UPDATE, 2:16 PM: DirecTV’s charges that Tribune negotiated in “bad faith” are “nothing more than negotiating tactics in an attempt to unfairly disadvantage Tribune from receiving fair market compensation” for its stations, the broadcaster says. In response to DirecTV’s claim that they had a basic deal on Thursday, Tribune says it “never reached agreement with DirecTV on all the terms of the contract —  not in principle, not by handshake, and not on paper.” And the satellite company’s suggestion that private equity firms control Tribune — and therefore its broadcast licenses — “is simply false and misleading.” Tribune says that it’s seeking payments of less than a penny a day for each DirecTV customer who can see its stations and pay TV service WGN America.

PREVIOUS, 12:52 PM: In a bitterly worded filing, the satellite company asks regulators to require Tribune to extend its previous carriage agreement for one month. That would enable DirecTV to resume beaming Tribune’s 23 TV stations — including several Fox and CW affiliates — to about 6M of its customers as well as pay TV service WGN America. They’ve been unavailable to subscribers since Sunday morning. DirecTV says that Tribune negotiated in “bad faith”; the people representing the broadcast and newspaper company allegedly didn’t let on that Tribune’s creditors also had to approve any agreement.  “DirecTV still does not know with whom it should be speaking — Tribune’s CEO or its associated hedge funds and investment banks,” the company says. Tribune has been controlled by equity firms since 2010 when it emerged from bankruptcy protection.

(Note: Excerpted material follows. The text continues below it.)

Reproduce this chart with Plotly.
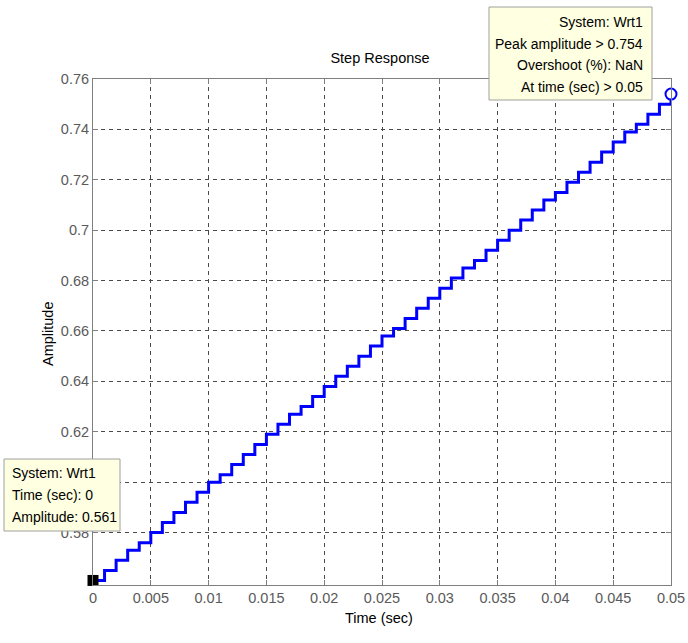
import plotly.graph_objects as go

# Data
time_s = [0.000, 0.001, 0.002, 0.003, 0.004, 0.005, 0.006, 0.007, 0.008, 0.009,
          0.010, 0.011, 0.012, 0.013, 0.014, 0.015, 0.016, 0.017, 0.018, 0.019,
          0.020, 0.021, 0.022, 0.023, 0.024, 0.025, 0.026, 0.027, 0.028, 0.029,
          0.030, 0.031, 0.032, 0.033, 0.034, 0.035, 0.036, 0.037, 0.038, 0.039,
          0.040, 0.041, 0.042, 0.043, 0.044, 0.045, 0.046, 0.047, 0.048, 0.049,
          0.050]
amplitude = [0.561, 0.565, 0.569, 0.573, 0.576, 0.580, 0.584, 0.588, 0.592, 0.596,
             0.600, 0.603, 0.607, 0.611, 0.615, 0.619, 0.623, 0.627, 0.630, 0.634,
             0.638, 0.642, 0.646, 0.650, 0.654, 0.658, 0.661, 0.665, 0.669, 0.673,
             0.677, 0.681, 0.685, 0.688, 0.692, 0.696, 0.700, 0.704, 0.708, 0.712,
             0.715, 0.719, 0.723, 0.727, 0.731, 0.735, 0.739, 0.742, 0.746, 0.750,
             0.754]
x_ticks = [0, 0.005, 0.01, 0.015, 0.02, 0.025, 0.03, 0.035, 0.04, 0.045, 0.05]
x_tick_text = ["0", "0.005", "0.01", "0.015", "0.02", "0.025", "0.03", "0.035", "0.04", "0.045", "0.05"]
y_ticks = [0.58, 0.6, 0.62, 0.64, 0.66, 0.68, 0.7, 0.72, 0.74, 0.76]
# "0.6" is hidden behind the data-tip box in the reference
y_tick_text = ["0.58", "", "0.62", "0.64", "0.66", "0.68", "0.7", "0.72", "0.74", "0.76"]
start_tip = ["System: Wrt1", "Time (sec): 0", "Amplitude: 0.561"]
peak_tip = ["System: Wrt1", "Peak amplitude > 0.754", "Overshoot (%): NaN", "At time (sec) > 0.05"]

W, H = 688, 643
L, R, T, B = 93, 17, 79, 58
pw, ph = W - L - R, H - T - B

def px(x):
    return (x - L) / pw

def py(y):
    return (H - B - y) / ph

FONT = "Liberation Sans, Arial, sans-serif"
FS = 14.5
GRAY = "#7f7f7f"

fig = go.Figure()
fig.add_trace(go.Scatter(x=time_s, y=amplitude, mode="lines",
                         line=dict(color="#0000ff", width=3, shape="hv"),
                         hoverinfo="skip", showlegend=False))
fig.add_trace(go.Scatter(x=[time_s[0]], y=[amplitude[0]], mode="markers",
                         marker=dict(symbol="square", size=11, color="black"),
                         cliponaxis=False, showlegend=False))
fig.add_trace(go.Scatter(x=[time_s[-1]], y=[amplitude[-1]], mode="markers",
                         marker=dict(symbol="circle", size=11, color="white",
                                     line=dict(color="#0000ff", width=2)),
                         cliponaxis=False, showlegend=False))

axis_common = dict(showline=True, linecolor=GRAY, linewidth=1, mirror="ticks",
                   ticks="inside", ticklen=5, tickcolor=GRAY,
                   showgrid=True, gridcolor="#4a4a4a", gridwidth=1, griddash="4px,4px",
                   zeroline=False, automargin=False,
                   tickfont=dict(family=FONT, size=FS, color="#5a5a5a"))

fig.update_xaxes(range=[0, 0.05], tickvals=x_ticks, ticktext=x_tick_text, **axis_common)
fig.update_yaxes(range=[0.5592, 0.76], tickvals=y_ticks, ticktext=y_tick_text, **axis_common)

annotations = [
    dict(text="Time (sec)", x=px(379), y=py(628), xref="paper", yref="paper",
         showarrow=False, font=dict(family=FONT, size=FS, color="black")),
    dict(text="Amplitude", x=px(38), y=py(334), xref="paper", yref="paper",
         showarrow=False, textangle=-90, font=dict(family=FONT, size=FS, color="black")),
]
shapes = [
    dict(type="rect", xref="paper", yref="paper", x0=px(4), x1=px(120), y0=py(531), y1=py(459),
         fillcolor="#ffffe1", line=dict(color="#a0a0a0", width=1), layer="above"),
    dict(type="rect", xref="paper", yref="paper", x0=px(489), x1=px(652), y0=py(100), y1=py(7),
         fillcolor="#ffffe1", line=dict(color="#a0a0a0", width=1), layer="above"),
]
for i, t in enumerate(start_tip):
    annotations.append(dict(text=t, x=px(10), y=py(473 + 22 * i), xref="paper", yref="paper",
                            xanchor="left", yanchor="middle", showarrow=False,
                            font=dict(family=FONT, size=14, color="black")))
for i, t in enumerate(peak_tip):
    annotations.append(dict(text=t, x=px(645), y=py(22 + 21.7 * i), xref="paper", yref="paper",
                            xanchor="right", yanchor="middle", showarrow=False,
                            font=dict(family=FONT, size=14, color="black")))

fig.update_layout(
    width=W, height=H,
    margin=dict(l=L, r=R, t=T, b=B),
    paper_bgcolor="white", plot_bgcolor="white",
    title=dict(text="Step Response", x=380 / W, xanchor="center",
               y=1 - 58 / H, yanchor="middle", yref="container",
               font=dict(family=FONT, size=FS, color="black")),
    annotations=annotations, shapes=shapes, showlegend=False,
)

fig.write_html("out.html",
               post_script="document.body.style.margin='0';"
                           "document.body.style.overflow='hidden';"
                           "document.documentElement.style.overflow='hidden';")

DirecTV laid out a chronology of its discussions with Tribune that suggest the broadcaster provided mixed messages — but also show that the satellite company was speaking through its satellite dish early Saturday when it indicated that the companies had an agreement. DirecTV said in a press release that it “has accepted financial terms” Tribune had offered on Thursday “to ensure customers do not lose their programming” when the deal expired at midnight. Turns out that on Friday afternoon, Tribune CEO Eddy Hartenstein (who founded DirecTV and led it for years) “called DirecTV’s (CEO Michael) White and rescinded the agreement in principle that DirecTV and Tribune had reached the previous evening,” the filing says. On Saturday, when DirecTV told Tribune that it would accept terms offered on Thursday, a representative “immediately responded by e-mail, claiming that DirecTV was trying to ‘accept an offer Tribune never made’.”